This month in tech... before that, here's a testimonial for an open source project that you can't beat:
You could've been rich - My mother
Moving on, I heard about a persistence API called Carbonado on the Voldemort forums. It's an open source project from the Amazon guys. It's a no frills (read clean and simple) layer that works with Berkley DB and JDBC. It's even blessed by the BDB guys as a nicer layer on top of BDB.
Here's a decent presentation on graph algorithms from the Hadoop summit. Not very detailed, more like best practices and hints. And here's a nice illustration of PageRank using Javascript.
An interesting thread going on between the Hotspot GC team and a HBase engineer facing some GC problems. Have a look at the new generation sizes they've used for some deployments, it was new to me.
If you want to OD on JVM options, there's a list for that too.
Some folks playing with the userland filesystem in Unix - FUSE. Voldemort, Github and all sorts of funny stuff as Filesystems. Reminds me of GDrive.

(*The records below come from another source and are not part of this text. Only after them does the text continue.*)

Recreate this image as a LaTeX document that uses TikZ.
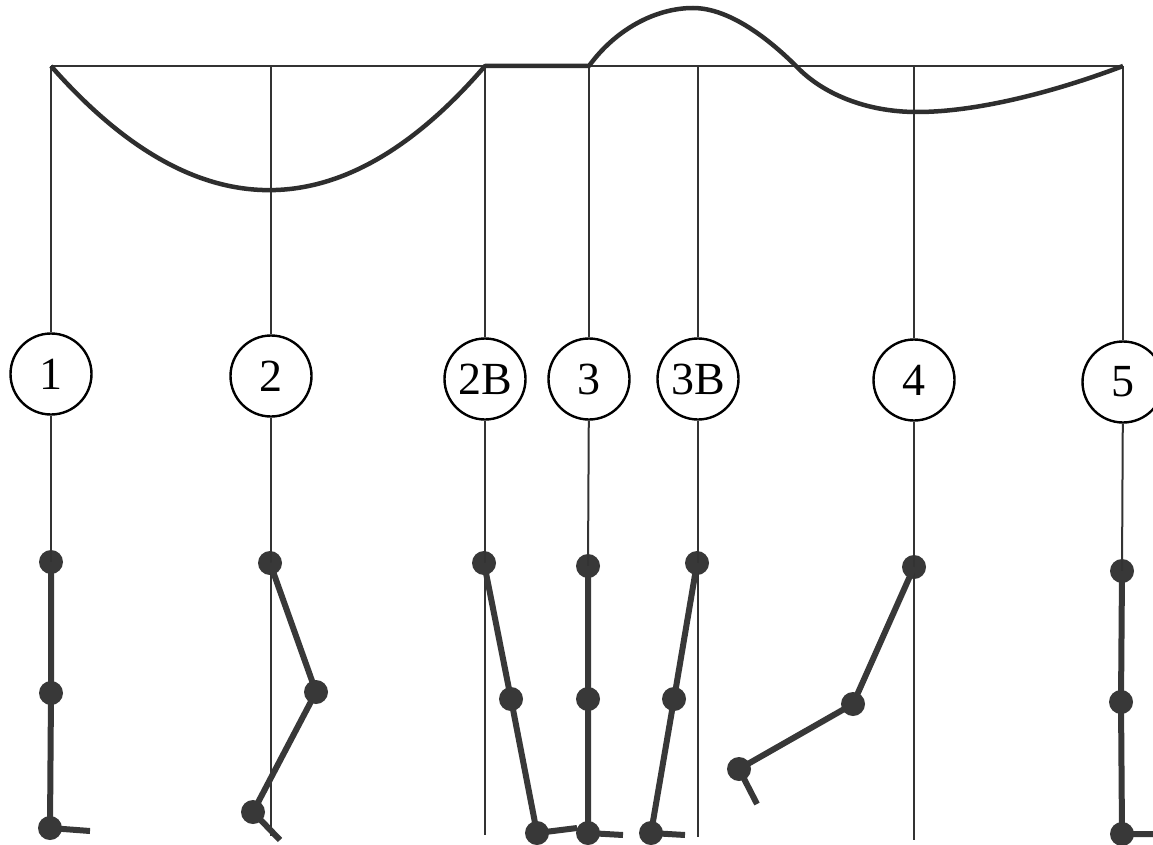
\documentclass[tikz,border=0pt]{standalone}
\usepackage{fontspec}
\setmainfont{Liberation Serif}
\begin{document}
\begin{tikzpicture}[x=1pt,y=-1pt,
  thinline/.style={line width=2pt, draw=black!80},
  limb/.style={line width=6pt, draw=black!78, line join=round},
  wave/.style={line width=4.5pt, draw=black!82, line join=round},
  joint/.style={circle, fill=black!78, inner sep=0pt, minimum size=24pt},
  phase/.style={circle, draw=black, line width=2.4pt, fill=white, inner sep=0pt,
                minimum size=81pt, font=\fontsize{46}{46}\selectfont}]
\useasboundingbox (0,0) rectangle (1153,845);
\fill[white] (0,0) rectangle (1153,845);
\clip (0,0) rectangle (1153,845);

% points where the columns meet the ground line
\coordinate (t1) at (51,66);
\coordinate (t2) at (271,66);
\coordinate (t2b) at (485,66);
\coordinate (t3) at (589,66);
\coordinate (t3b) at (698,66);
\coordinate (t4) at (914,66);
\coordinate (t5) at (1123,66);

% phase labels
\node[phase] (c1) at (51,374) {1};
\node[phase] (c2) at (271,376) {2};
\node[phase] (c2b) at (485,379) {2B};
\node[phase] (c3) at (589,379) {3};
\node[phase] (c3b) at (698,379) {3B};
\node[phase] (c4) at (914,380) {4};
\node[phase] (c5) at (1123,382) {5};

% joints: hip, knee, ankle
\node[joint] (h1) at (51,562) {};   \node[joint] (k1) at (51,693) {};   \node[joint] (a1) at (50,828) {};
\node[joint] (h2) at (270,563) {};  \node[joint] (k2) at (316,692) {};  \node[joint] (a2) at (253,812) {};
\node[joint] (h2b) at (484,563) {}; \node[joint] (k2b) at (511,699) {}; \node[joint] (a2b) at (537,833) {};
\node[joint] (h3) at (588,566) {};  \node[joint] (k3) at (588,699) {};  \node[joint] (a3) at (588,833) {};
\node[joint] (h3b) at (697,563) {}; \node[joint] (k3b) at (674,699) {}; \node[joint] (a3b) at (651,833) {};
\node[joint] (h4) at (914,567) {};  \node[joint] (k4) at (853,704) {};  \node[joint] (a4) at (739,769) {};
\node[joint] (h5) at (1122,571) {}; \node[joint] (k5) at (1121,702) {}; \node[joint] (a5) at (1122,834) {};

% toe tips and lower ends of the plumb lines
\coordinate (f1) at (90,831);
\coordinate (f2) at (280,840);
\coordinate (f2b) at (577,828);
\coordinate (f3) at (623,835);
\coordinate (f3b) at (685,835);
\coordinate (f4) at (757,804);
\coordinate (f5) at (1165,834);
\coordinate (b2) at (271,836);
\coordinate (b2b) at (485,835);
\coordinate (b3b) at (698,837);
\coordinate (b4) at (914,840);

% ground line
\draw[thinline] (t1) -- (t5);

% plumb lines through the phase labels
\foreach \c in {1,2,2b,3,3b,4,5} \draw[thinline] (t\c) -- (c\c);
\draw[thinline] (c1) -- (h1.center);
\draw[thinline] (c2) -- (b2);
\draw[thinline] (c2b) -- (b2b);
\draw[thinline] (c3) -- (h3.center);
\draw[thinline] (c3b) -- (b3b);
\draw[thinline] (c4) -- (b4);
\draw[thinline] (c5) -- (h5.center);

% foot trajectory
\draw[wave] (t1)
  .. controls (196,231) and (342,232) .. (t2b)
  -- (t3)
  .. controls (615,30) and (655,8) .. (693,8)
  .. controls (730,8) and (770,40) .. (797,67)
  .. controls (822,93) and (865,112) .. (917,112)
  .. controls (980,112) and (1060,90) .. (t5);

% legs
\draw[limb] (h1.center) -- (k1.center) -- (a1.center) -- (f1);
\draw[limb] (h2.center) -- (k2.center) -- (a2.center) -- (f2);
\draw[limb] (h2b.center) -- (k2b.center) -- (a2b.center) -- (f2b);
\draw[limb] (h3.center) -- (k3.center) -- (a3.center) -- (f3);
\draw[limb] (h3b.center) -- (k3b.center) -- (a3b.center) -- (f3b);
\draw[limb] (h4.center) -- (k4.center) -- (a4.center) -- (f4);
\draw[limb] (h5.center) -- (k5.center) -- (a5.center) -- (f5);
\end{tikzpicture}
\end{document}
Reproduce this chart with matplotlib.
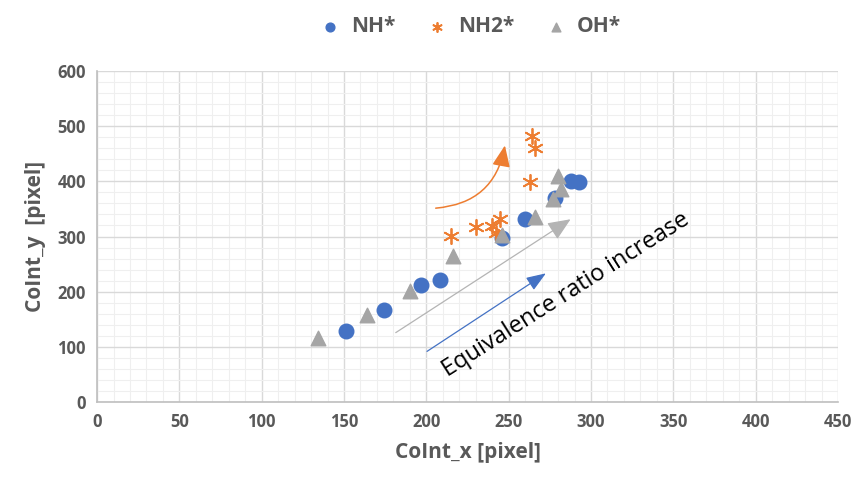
import matplotlib.pyplot as plt
from matplotlib.ticker import MultipleLocator

plt.rcParams['font.family'] = ['Open Sans', 'DejaVu Sans']

# NH* points (blue circles)
nh_x = [151, 174, 197, 208, 246, 260, 278, 288, 293]
nh_y = [129, 167, 212, 221, 297, 331, 370, 400, 398]
# NH2* points (orange asterisks)
nh2_x = [215, 230, 240, 242, 245, 263, 264, 266]
nh2_y = [301, 317, 319, 306, 331, 399, 482, 460]
# OH* points (grey triangles)
oh_x = [134, 164, 190, 216, 246, 266, 277, 282, 280]
oh_y = [116, 158, 201, 264, 302, 335, 368, 387, 409]

blue = '#4472C4'
orange = '#ED7D31'
grey = '#A5A5A5'
txt = '#595959'

fig = plt.figure(figsize=(8.61, 4.83), dpi=100)
ax = fig.add_axes([0.1127, 0.1677, 0.8606, 0.6853])

ax.scatter(nh_x, nh_y, s=110, c=blue, marker='o', label='NH*', zorder=3)
ax.scatter(nh2_x, nh2_y, s=120, c=orange, marker=(6, 2, 0), linewidths=1.3,
           label='NH2*', zorder=3)
ax.scatter(oh_x, oh_y, s=110, c=grey, marker='^', label='OH*', zorder=3)

# trend arrows
ax.annotate('', xy=(289, 334), xytext=(180, 123),
            arrowprops=dict(arrowstyle='-|>,head_length=1.4,head_width=0.6',
                            color='#B4B4B4', lw=0.9), zorder=2)
ax.annotate('', xy=(274, 236), xytext=(199, 89),
            arrowprops=dict(arrowstyle='-|>,head_length=1.2,head_width=0.45',
                            color=blue, lw=0.9), zorder=2)
ax.annotate('', xy=(248, 470), xytext=(204, 351),
            arrowprops=dict(arrowstyle='-|>,head_length=1.3,head_width=0.55',
                            color=orange, lw=1.1,
                            connectionstyle='arc3,rad=0.4'), zorder=2)
ax.text(285, 195, 'Equivalence ratio increase', rotation=32.4,
        ha='center', va='center', fontsize=17, color='black',
        rotation_mode='anchor')

ax.set_xlim(0, 450)
ax.set_ylim(0, 600)
ax.xaxis.set_major_locator(MultipleLocator(50))
ax.yaxis.set_major_locator(MultipleLocator(100))
ax.xaxis.set_minor_locator(MultipleLocator(10))
ax.yaxis.set_minor_locator(MultipleLocator(20))
ax.grid(which='major', color='#D9D9D9', lw=1.0, zorder=0)
ax.grid(which='minor', color='#EFEFEF', lw=0.8, zorder=0)
ax.set_axisbelow(True)
ax.tick_params(which='both', length=0, labelsize=12, labelcolor=txt, pad=8)
for lab in ax.get_xticklabels() + ax.get_yticklabels():
    lab.set_fontweight('bold')
for s in ['top', 'right']:
    ax.spines[s].set_visible(False)
for s in ['left', 'bottom']:
    ax.spines[s].set_color('#BFBFBF')
    ax.spines[s].set_linewidth(1.2)

ax.set_xlabel('CoInt_x [pixel]', fontsize=15, fontweight='bold', color=txt, labelpad=8)
ax.set_ylabel('CoInt_y  [pixel]', fontsize=15, fontweight='bold', color=txt, labelpad=8)

leg = fig.legend(loc='upper center', bbox_to_anchor=(0.54, 1.005), ncol=3, frameon=False,
                 fontsize=15, handletextpad=0.0, columnspacing=1.0, markerscale=0.6)
for t in leg.get_texts():
    t.set_color(txt)
    t.set_fontweight('bold')

fig.savefig('out.png', dpi=100)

NoSQL systems are notorious for not being able to do simple Joins. Their answer is Map-Reduce. For running multi-attribute filtering, there's Merge-Join. Google's App Engine which is like a poor man's data store suggests the same (slide 30). I am skeptical of such queries that run on a cluster of machines, without any indexes, burning CPU on all machines, moving data back and forth. Can't imagine what it does to latency.